# [Data listing]
※

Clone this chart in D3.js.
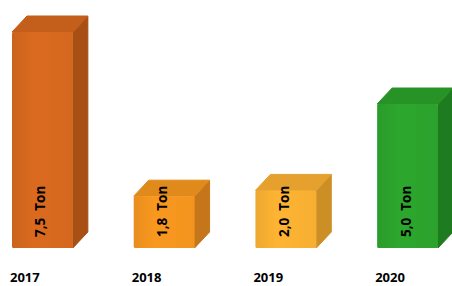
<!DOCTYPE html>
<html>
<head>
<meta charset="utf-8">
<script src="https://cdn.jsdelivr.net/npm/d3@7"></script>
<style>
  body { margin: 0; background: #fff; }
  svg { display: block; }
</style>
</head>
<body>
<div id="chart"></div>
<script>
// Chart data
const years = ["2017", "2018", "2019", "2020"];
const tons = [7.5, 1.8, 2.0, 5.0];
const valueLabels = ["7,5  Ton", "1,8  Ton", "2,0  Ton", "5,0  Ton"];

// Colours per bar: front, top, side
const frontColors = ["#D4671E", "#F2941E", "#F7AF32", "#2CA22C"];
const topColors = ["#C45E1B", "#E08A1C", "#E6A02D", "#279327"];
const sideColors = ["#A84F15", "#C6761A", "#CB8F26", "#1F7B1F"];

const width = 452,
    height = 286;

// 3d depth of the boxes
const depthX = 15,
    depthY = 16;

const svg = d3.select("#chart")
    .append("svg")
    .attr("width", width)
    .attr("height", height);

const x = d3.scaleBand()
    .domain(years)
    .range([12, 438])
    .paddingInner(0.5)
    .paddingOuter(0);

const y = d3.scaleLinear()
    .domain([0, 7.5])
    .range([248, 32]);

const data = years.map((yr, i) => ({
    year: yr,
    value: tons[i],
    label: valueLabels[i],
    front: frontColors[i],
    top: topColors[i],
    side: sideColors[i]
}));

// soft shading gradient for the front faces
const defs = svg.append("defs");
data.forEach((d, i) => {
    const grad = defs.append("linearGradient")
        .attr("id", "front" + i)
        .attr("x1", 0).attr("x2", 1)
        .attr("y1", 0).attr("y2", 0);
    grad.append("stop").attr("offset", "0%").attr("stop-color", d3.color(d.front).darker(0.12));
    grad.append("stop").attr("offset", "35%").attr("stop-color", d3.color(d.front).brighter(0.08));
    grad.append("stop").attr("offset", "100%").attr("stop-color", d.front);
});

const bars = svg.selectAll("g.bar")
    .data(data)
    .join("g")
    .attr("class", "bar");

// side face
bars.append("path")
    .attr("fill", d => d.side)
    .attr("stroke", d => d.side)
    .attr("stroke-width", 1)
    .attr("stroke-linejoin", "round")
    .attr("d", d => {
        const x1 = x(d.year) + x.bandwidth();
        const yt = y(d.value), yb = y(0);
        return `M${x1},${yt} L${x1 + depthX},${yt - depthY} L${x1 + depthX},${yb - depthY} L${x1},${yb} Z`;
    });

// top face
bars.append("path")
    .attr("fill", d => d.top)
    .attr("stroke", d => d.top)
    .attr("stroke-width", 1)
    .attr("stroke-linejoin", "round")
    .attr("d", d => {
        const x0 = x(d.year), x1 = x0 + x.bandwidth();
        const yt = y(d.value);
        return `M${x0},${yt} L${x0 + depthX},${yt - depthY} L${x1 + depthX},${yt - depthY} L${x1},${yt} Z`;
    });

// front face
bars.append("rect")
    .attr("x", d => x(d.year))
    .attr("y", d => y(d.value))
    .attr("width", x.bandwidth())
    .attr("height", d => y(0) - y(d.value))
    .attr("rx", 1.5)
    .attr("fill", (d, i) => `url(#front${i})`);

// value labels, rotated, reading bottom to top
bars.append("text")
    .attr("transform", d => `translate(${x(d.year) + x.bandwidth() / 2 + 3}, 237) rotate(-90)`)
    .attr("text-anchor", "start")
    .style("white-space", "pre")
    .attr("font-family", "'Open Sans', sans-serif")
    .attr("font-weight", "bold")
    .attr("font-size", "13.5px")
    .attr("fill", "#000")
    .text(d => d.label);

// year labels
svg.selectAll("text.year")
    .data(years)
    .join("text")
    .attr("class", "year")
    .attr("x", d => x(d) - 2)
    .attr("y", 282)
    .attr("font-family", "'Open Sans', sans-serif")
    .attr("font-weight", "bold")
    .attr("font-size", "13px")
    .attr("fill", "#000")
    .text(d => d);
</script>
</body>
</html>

※

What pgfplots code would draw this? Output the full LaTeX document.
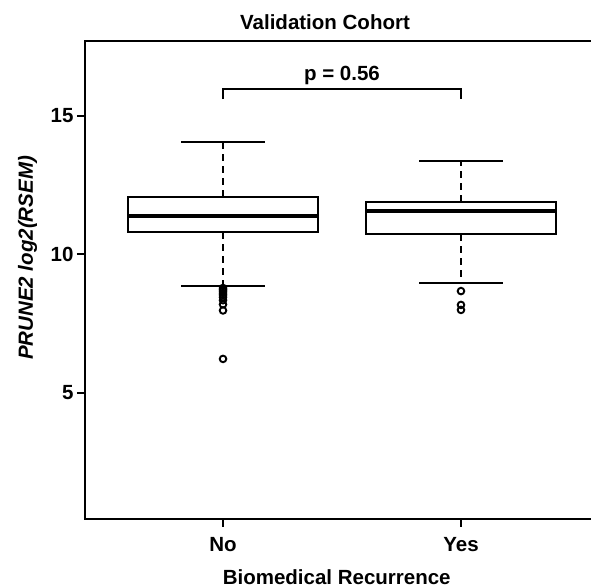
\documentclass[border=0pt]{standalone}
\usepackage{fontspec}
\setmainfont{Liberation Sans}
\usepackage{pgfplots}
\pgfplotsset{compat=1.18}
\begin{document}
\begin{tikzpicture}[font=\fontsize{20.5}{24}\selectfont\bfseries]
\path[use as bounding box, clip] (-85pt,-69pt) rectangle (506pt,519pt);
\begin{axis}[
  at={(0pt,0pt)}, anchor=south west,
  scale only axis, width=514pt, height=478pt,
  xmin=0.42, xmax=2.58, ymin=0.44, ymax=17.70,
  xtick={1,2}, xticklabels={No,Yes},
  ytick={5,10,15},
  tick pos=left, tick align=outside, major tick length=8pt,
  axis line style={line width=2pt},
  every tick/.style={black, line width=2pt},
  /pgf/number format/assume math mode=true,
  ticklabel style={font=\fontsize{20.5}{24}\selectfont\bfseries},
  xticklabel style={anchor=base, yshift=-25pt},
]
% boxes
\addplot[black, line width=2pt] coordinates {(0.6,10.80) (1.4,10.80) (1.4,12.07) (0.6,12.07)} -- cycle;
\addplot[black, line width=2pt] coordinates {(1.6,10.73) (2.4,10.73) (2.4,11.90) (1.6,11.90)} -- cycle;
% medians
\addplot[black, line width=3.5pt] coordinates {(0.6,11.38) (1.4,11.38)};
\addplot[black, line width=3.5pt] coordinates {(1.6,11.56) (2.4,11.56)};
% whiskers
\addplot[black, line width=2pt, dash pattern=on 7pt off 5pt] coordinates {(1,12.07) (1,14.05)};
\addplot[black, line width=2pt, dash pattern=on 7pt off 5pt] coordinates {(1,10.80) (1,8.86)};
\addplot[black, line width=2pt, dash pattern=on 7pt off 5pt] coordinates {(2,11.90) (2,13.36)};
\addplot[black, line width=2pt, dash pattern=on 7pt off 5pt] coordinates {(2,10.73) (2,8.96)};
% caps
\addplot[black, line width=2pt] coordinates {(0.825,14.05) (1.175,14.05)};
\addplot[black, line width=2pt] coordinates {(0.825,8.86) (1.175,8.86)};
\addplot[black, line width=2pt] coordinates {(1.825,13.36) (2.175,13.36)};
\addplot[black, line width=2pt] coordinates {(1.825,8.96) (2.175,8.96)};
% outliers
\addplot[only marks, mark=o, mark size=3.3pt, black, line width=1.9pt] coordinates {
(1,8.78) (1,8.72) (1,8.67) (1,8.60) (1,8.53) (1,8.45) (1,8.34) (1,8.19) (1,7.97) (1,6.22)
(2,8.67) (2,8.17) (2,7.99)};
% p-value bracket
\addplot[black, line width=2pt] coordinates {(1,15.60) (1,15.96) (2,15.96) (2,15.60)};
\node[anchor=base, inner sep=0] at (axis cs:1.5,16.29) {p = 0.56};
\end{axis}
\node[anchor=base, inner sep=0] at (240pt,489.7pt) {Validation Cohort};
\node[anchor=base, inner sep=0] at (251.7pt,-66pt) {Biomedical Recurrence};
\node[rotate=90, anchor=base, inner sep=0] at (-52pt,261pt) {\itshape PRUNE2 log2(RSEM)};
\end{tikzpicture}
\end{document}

※

Count how many lines in the data contain the word "this", giving the number without comment.

# [Answer to the problem]
2